There's a sense of doodling inconsequence to this Southern-set story of feuding families and tobacco giants, but that's part of Bright Leaves's charm. A chance encounter with a film collector leads director Ross McElwee on an autobiographical journey through Carolina in search of the story behind Gary Cooper melodrama Bright Leaf (1950). He's convinced the film was loosely based on the life of his great grandfather - a former tobacco tycoon and creator of the famous Bull Durham brand.

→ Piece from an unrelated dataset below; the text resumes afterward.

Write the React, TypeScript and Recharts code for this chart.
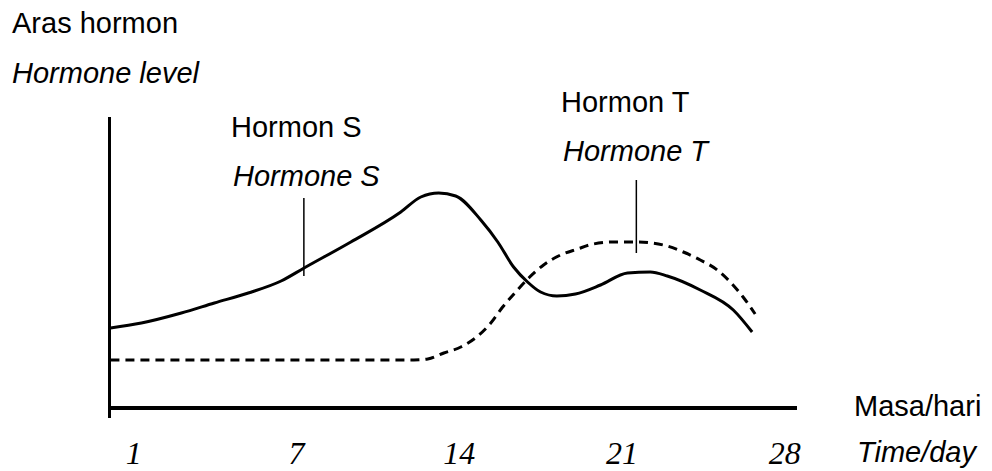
import {
  LineChart,
  Line,
  XAxis,
  YAxis,
  ReferenceLine,
} from "recharts";

// tick labels are spaced evenly along the axis in the original
const TICK_LABELS = ["1", "7", "14", "21", "28"];
const TICK_POS = [0, 7, 14, 21, 28];

// Hormone S (solid)
const S_DAY = [
  -1.0, 0.33, 2.05, 3.47, 4.93, 6.34, 7.33, 9.34, 11.49, 12.35, 13.12, 13.85,
  14.93, 15.66, 16.34, 16.94, 17.5, 18.2, 19.0, 20.08, 21.24, 22.22, 22.95,
  24.37, 25.79, 26.6,
];
const S_LEVEL = [
  9.0, 9.5, 10.5, 11.5, 12.5, 13.7, 15.0, 17.6, 20.6, 22.1, 22.5, 22.2, 19.8,
  17.6, 15.1, 13.6, 12.6, 12.2, 12.4, 13.3, 14.5, 14.6, 14.2, 12.8, 10.8, 8.6,
];

// Hormone T (dashed)
const T_DAY = [
  -1.0, 2.91, 7.2, 12.05, 12.65, 13.34, 14.07, 14.8, 15.36, 15.87, 16.43,
  16.99, 17.63, 18.36, 19.09, 19.77, 20.63, 21.66, 22.78, 23.64, 24.37, 25.1,
  25.66, 26.21, 26.73,
];
const T_LEVEL = [
  5.8, 5.8, 5.8, 5.8, 5.9, 6.5, 7.1, 8.2, 9.5, 11.1, 12.6, 14.0, 15.3, 16.3,
  16.9, 17.4, 17.6, 17.6, 17.3, 16.6, 15.8, 14.8, 13.6, 12.1, 10.4,
];

const sData = S_DAY.map((day, i) => ({ day, level: S_LEVEL[i] }));
const tData = T_DAY.map((day, i) => ({ day, level: T_LEVEL[i] }));

const SANS = "'Liberation Sans', Arial, sans-serif";
const SERIF = "'Liberation Serif', 'Times New Roman', serif";

function DayTick(props: any) {
  const { x, y, payload } = props;
  const idx = TICK_POS.indexOf(payload.value);
  return (
    <text
      x={x}
      y={y + 38}
      textAnchor="middle"
      fontFamily={SERIF}
      fontStyle="italic"
      fontSize={32}
      fill="#000"
    >
      {TICK_LABELS[idx]}
    </text>
  );
}

export default function App() {
  return (
    <div
      style={{
        position: "absolute",
        left: 0,
        top: 0,
        width: 992,
        height: 471,
        background: "#fff",
      }}
    >
      <LineChart
        width={992}
        height={471}
        margin={{ top: 117, left: 109.5, right: 195, bottom: 0 }}
      >
        <XAxis
          type="number"
          dataKey="day"
          domain={[-1.04, 28.53]}
          ticks={TICK_POS}
          allowDataOverflow
          axisLine={false}
          tickLine={false}
          height={53}
          tick={<DayTick />}
        />
        <YAxis type="number" domain={[0, 30.1]} width={0} hide />
        {/* axes drawn as plain lines: y-axis runs below the x-axis */}
        <ReferenceLine x={-1.04} stroke="#000" strokeWidth={3} />
        <ReferenceLine y={1.0} stroke="#000" strokeWidth={4} />
        <ReferenceLine
          segment={[
            { x: 7.32, y: 22.0 },
            { x: 7.32, y: 14.2 },
          ]}
          stroke="#000"
          strokeWidth={1.5}
        />
        <ReferenceLine
          segment={[
            { x: 21.62, y: 23.8 },
            { x: 21.62, y: 16.5 },
          ]}
          stroke="#000"
          strokeWidth={1.5}
        />
        <Line
          data={tData}
          dataKey="level"
          type="monotone"
          stroke="#000"
          strokeWidth={3}
          strokeDasharray="9 6"
          dot={false}
          isAnimationActive={false}
        />
        <Line
          data={sData}
          dataKey="level"
          type="monotone"
          stroke="#000"
          strokeWidth={3}
          dot={false}
          isAnimationActive={false}
        />
      </LineChart>
      <svg
        width={992}
        height={471}
        style={{ position: "absolute", left: 0, top: 0, pointerEvents: "none" }}
        fontFamily={SANS}
        fontSize={29}
        fill="#000"
      >
        <text x={12} y={33}>Aras hormon</text>
        <text x={12} y={83} fontStyle="italic">Hormone level</text>
        <text x={231} y={137}>Hormon S</text>
        <text x={233} y={186} fontStyle="italic">Hormone S</text>
        <text x={561} y={112}>Hormon T</text>
        <text x={563} y={161} fontStyle="italic">Hormone T</text>
        <text x={854} y={416}>Masa/hari</text>
        <text x={857} y={462} fontStyle="italic">Time/day</text>
      </svg>
    </div>
  );
}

Eager to discover the truth about his family history, McElwee is spurred on by watching this Michael Curtiz film about the tobacco industry - "a cinematic heirloom - a surreal home movie enacted by Hollywood stars" - and slowly pieces together the story of his distant relative who made his fortune in tobacco, then lost it all to his arch rival and spent 15 years pursuing his claim in the courts until he went bankrupt.
"A DIFFUSED BUT ENRICHING EXPERIENCES"
In the process of delving into the past, McElwee meditates on North Carolina's tobacco industry and the "agricultural-pathological trust fund" bequeathed by his relative on the state and its inhabitants. For North Carolina, the tobacco industry is not only a way of life but also of death - and the industry's toll on the state's chain-smoking inhabitants is all too apparent.
Smoothly morphing from autobiographical odyssey into a meditation on history, smoking and the narcotic effects of film, Bright Leaves turns into a diffused but enriching experience as McElwee's itinerant journey takes in ailing cancer patients, quirky tobacco traders and a "rabid film theorist" who refuses to talk about Bright Leaf until he straps McElwee into a wheelchair to prove his theories about cinema and motion.
At first it seems that McElwee has bitten off more than he can chew in this expansive trip down memory lane. But the filmmaker's rich, husky-voiced narration manages to shape this collection of half-formed ideas and observations into a tightly packed little roll-up that's worth taking a puff on.